My friends and family all tend to play different types of games, and none of us can really relate to what the others play. For example, my best friend Kelly plays Sims 3.
I do not understand this game at all.
Honestly, I get the appeal on some level, but when choosing how to use the time I've budgeted for video games, Sims is very low on that list. Still, it was her birthday and I wanted to get her something she'd enjoy even if I didn't totally get it. I imagine this is the same feeling most parents have when buying games for their kids. That analogy may not be entirely inaccurate in describing our friendship.
So the birthday comes, and she is now the proud owner of this:
I looked briefly at it. It seems to be a cross between spring break and an episode of True Blood.
Two things I enjoy on an intellectual level, but for some reason do not hold the same appeal in this iteration. Still, she wanted it, and I gave it to her on the condition she create me and Jessica Hamby (a character from True Blood) living together.
Seeing the result, it was both admittedly creepy and funny. I probably should've also asked that we be exclusive to each other, but Sim-Me seems to have coped fine with things over time.
It was probably the best game-related gift I've ever given someone.
On the opposite side though, the best game-related gift I ever got was from Hamza and Jesse.
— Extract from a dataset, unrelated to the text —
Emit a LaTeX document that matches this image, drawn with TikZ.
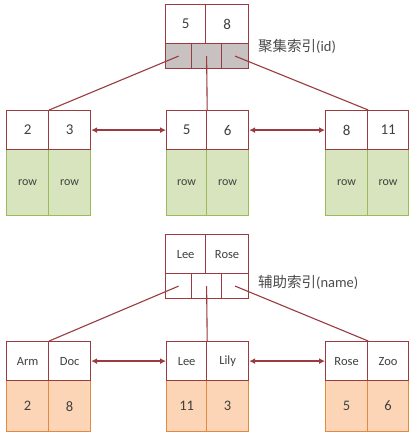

To be honest, it was something I won for donating to Child's Play during their gaming marathon. I love our community, and I loved watching them and the rest of the Dtoid staff play games and mess around for a really good cause. Receiving these things made me feel like I was a part of it even though I wasn't there in person. Most importantly, it showed me that something undeniably good, like helping sick kids in our own way, can happen because of video games and the people that love playing them.